* Directive: Filter the entries below, keeping every line that has the word "chart".
---------- Provided material
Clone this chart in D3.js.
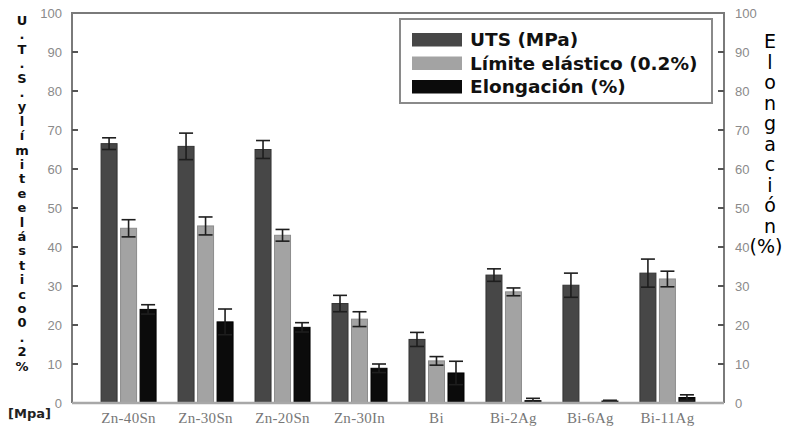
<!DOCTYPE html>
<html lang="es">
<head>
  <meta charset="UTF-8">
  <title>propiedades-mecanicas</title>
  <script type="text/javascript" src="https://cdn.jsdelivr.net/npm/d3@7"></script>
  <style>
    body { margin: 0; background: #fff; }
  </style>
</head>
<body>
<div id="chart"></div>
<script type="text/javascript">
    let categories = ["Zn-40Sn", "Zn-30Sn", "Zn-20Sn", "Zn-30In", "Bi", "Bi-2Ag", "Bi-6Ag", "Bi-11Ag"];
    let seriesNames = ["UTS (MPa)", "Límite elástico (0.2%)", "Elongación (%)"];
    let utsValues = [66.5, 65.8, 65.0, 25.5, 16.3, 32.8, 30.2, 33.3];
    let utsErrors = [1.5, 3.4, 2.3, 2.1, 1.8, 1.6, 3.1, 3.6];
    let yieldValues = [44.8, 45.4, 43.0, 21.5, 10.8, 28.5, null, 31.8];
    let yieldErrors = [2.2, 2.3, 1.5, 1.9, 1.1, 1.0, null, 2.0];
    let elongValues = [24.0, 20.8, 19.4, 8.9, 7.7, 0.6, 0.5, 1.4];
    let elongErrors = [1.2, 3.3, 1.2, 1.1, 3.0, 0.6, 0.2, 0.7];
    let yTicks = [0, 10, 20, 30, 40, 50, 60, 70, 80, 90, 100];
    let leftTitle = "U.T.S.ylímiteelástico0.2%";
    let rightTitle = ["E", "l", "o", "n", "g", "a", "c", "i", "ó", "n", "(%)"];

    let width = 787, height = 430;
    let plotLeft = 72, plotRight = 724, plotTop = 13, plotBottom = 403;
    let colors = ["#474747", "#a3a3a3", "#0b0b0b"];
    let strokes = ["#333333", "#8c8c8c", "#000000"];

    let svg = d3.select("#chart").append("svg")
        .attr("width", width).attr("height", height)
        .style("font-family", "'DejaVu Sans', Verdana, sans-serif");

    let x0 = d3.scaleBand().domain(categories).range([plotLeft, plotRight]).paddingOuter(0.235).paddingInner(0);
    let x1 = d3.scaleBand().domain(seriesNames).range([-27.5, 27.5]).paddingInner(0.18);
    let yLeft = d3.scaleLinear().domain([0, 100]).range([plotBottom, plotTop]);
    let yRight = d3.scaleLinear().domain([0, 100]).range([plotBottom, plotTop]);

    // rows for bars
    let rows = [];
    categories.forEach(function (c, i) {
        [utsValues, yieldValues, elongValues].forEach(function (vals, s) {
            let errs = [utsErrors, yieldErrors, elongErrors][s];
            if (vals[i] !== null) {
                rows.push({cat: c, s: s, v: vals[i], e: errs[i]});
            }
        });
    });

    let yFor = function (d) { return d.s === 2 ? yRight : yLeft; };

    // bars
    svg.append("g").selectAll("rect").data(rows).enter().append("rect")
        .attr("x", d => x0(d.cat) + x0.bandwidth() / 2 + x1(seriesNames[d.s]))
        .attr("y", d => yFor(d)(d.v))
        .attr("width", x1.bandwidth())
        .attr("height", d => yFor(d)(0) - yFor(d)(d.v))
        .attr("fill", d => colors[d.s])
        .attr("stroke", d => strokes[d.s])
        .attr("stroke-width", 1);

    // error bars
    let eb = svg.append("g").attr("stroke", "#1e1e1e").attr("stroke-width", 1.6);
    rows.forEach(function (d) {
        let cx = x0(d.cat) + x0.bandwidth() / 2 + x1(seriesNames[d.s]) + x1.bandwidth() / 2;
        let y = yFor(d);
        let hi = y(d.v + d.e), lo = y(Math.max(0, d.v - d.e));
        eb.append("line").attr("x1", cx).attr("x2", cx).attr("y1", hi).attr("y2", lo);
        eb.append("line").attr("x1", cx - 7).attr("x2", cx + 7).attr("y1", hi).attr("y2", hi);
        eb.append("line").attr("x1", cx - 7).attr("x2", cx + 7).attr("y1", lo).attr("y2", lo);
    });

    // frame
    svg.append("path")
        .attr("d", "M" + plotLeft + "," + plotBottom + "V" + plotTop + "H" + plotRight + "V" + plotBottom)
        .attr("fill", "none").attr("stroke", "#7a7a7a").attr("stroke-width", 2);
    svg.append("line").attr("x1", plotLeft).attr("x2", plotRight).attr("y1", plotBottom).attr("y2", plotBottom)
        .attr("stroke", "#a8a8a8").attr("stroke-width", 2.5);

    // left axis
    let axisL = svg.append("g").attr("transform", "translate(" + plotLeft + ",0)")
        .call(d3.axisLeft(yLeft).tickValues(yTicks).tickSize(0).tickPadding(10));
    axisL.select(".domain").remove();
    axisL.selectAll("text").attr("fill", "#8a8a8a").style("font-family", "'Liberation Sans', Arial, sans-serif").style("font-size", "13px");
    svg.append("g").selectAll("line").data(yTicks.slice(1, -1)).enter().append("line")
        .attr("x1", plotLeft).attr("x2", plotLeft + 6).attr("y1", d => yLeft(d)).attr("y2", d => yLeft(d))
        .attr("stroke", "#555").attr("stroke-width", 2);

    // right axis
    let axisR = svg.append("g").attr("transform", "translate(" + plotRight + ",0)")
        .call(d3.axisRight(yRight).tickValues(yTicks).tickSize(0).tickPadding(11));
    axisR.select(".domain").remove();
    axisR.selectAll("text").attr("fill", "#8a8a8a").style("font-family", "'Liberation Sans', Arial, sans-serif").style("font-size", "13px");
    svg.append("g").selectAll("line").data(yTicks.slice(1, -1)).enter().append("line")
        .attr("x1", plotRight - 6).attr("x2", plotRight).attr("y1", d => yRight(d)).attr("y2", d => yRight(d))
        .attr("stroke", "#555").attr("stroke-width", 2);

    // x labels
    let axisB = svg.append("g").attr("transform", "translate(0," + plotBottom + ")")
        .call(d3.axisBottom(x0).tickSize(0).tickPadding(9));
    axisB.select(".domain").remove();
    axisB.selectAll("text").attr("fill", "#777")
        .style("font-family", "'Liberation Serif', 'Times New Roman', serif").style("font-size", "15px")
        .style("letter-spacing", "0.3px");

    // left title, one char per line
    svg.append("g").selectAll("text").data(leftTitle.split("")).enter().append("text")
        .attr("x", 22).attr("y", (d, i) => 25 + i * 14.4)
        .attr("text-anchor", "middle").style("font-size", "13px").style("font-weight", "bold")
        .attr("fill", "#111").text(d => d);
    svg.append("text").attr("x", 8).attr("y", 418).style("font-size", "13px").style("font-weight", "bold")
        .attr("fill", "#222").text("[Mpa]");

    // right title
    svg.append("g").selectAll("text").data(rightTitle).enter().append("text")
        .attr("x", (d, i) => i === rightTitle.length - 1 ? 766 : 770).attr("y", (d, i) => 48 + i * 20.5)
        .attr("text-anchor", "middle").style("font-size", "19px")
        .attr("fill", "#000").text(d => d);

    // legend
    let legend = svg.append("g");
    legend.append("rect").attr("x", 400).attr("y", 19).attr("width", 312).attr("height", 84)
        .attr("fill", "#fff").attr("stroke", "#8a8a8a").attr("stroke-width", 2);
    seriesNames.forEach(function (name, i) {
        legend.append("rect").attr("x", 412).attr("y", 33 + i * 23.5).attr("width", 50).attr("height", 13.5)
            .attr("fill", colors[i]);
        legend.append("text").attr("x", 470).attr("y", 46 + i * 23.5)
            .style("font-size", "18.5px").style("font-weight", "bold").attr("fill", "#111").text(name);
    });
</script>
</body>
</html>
--------------------
---------- Provided material
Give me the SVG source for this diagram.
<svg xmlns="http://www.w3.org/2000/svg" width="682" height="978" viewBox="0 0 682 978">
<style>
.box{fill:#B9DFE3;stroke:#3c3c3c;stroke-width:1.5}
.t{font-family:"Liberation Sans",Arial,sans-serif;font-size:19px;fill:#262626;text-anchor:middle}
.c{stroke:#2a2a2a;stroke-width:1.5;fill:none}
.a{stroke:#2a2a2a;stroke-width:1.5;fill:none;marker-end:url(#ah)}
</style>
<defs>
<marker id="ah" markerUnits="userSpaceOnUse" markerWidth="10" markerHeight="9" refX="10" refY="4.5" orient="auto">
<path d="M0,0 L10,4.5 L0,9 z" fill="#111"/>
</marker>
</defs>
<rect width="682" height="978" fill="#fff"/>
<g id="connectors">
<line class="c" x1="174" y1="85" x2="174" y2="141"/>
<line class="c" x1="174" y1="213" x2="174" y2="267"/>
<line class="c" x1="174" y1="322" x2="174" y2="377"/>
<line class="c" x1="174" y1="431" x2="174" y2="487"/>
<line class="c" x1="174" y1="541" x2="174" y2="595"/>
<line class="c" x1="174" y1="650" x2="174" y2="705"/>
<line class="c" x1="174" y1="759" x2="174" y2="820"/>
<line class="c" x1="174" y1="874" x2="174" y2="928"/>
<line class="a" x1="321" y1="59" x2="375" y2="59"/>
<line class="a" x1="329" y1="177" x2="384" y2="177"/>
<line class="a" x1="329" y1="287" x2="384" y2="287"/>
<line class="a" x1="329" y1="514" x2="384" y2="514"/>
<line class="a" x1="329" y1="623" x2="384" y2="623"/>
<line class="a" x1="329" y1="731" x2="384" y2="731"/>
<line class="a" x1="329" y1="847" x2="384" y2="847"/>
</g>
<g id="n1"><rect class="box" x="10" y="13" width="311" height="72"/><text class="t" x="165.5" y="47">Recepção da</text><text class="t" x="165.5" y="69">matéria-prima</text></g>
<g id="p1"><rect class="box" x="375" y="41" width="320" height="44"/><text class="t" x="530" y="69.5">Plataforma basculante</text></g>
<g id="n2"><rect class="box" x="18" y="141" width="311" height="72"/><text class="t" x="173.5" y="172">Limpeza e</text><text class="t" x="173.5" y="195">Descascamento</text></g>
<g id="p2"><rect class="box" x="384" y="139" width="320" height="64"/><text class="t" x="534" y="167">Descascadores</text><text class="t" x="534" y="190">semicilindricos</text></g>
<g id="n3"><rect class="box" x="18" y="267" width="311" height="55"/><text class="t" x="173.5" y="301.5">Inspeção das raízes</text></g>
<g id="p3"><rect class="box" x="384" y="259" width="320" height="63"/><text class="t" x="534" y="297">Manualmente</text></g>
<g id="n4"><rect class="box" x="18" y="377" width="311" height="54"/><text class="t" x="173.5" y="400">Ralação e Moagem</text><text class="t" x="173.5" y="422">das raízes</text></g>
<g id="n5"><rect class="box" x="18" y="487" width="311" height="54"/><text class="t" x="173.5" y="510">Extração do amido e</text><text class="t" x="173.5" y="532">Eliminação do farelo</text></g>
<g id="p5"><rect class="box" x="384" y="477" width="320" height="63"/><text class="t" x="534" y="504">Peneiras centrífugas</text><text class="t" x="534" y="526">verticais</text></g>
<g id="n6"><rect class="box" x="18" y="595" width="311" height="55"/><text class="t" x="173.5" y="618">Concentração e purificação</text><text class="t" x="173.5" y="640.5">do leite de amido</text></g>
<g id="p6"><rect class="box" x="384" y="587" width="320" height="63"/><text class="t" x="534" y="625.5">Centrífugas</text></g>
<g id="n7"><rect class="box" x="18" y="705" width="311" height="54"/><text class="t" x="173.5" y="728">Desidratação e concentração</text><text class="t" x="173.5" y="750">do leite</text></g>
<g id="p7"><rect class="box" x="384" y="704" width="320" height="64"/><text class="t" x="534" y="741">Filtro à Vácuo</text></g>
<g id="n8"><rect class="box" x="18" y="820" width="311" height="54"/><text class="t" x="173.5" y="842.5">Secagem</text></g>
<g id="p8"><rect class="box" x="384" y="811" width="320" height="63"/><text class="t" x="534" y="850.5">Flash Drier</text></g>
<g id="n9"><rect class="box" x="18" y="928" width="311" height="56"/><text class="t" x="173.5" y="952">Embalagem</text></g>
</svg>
--------------------
* Exercise answer:
Clone this chart in D3.js.
<div id="chart"></div>
    let svg = d3.select("#chart").append("svg")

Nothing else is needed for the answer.